Nuclear waste: sending a warning to the future

Nuclear waste: sending a warning to the future

Nuclear waste is a problem that’s been vexing the industrialised world for some time now, but this report at Wired News really brings home how big the problem is. The story concerns a burial ground for nuclear waste from the US military programme in the middle of the New Mexico desert. It’s half a mile underground, and it will be dangerous for about 10,000 years.

Scientists and linguists are working together to find a way to warn future generations that what’s there is dangerous. Language could have changed completely by then.

The proposed solution involves creating giant stone spikes at a four mile perimeter to scare people away. The spikes will have warnings carved into them and the area will be scattered with disks with warnings too.
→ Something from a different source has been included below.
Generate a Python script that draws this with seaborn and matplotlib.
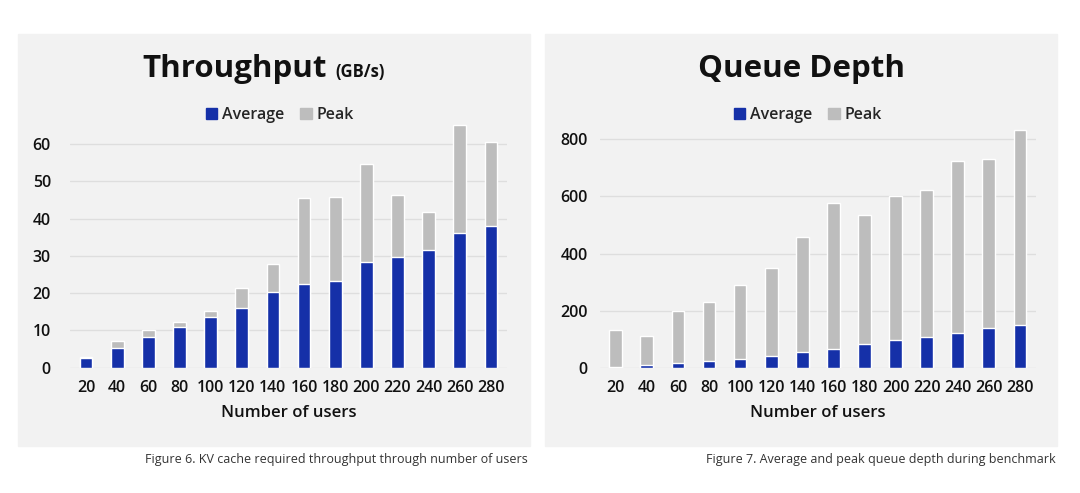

The warnings are written in English but include illustrations of a woman screaming and a man in pain. At the middle of the site, a 33 foot high berm will seal the waste in, with magnets embedded in it to make clear that it’s man-made. Detailed information on what’s there will be kept in a room underground.

It’s an oppressive sight, but if language really has changed beyond recognition by then, there’s no reason to believe this will keep people away. Wired notes that the pyramids – designed to protect the dead – attracted treasure hunters. If a civilisation came across this structure and had no way of knowing what was there or of understanding the English text, its explorers would most likely be attracted to start digging.

There’s also some politicking in the project: it uses English because that’s the language of the US, on the assumption that the US will still be around in 10,000 years time and English will still be its language. It might have been more sensible to include the text in some other leading languages too, including Chinese.

It will cost a billion dollars to send this warning to the future. But the pictures are so creepy, they should be considered a warning to the present.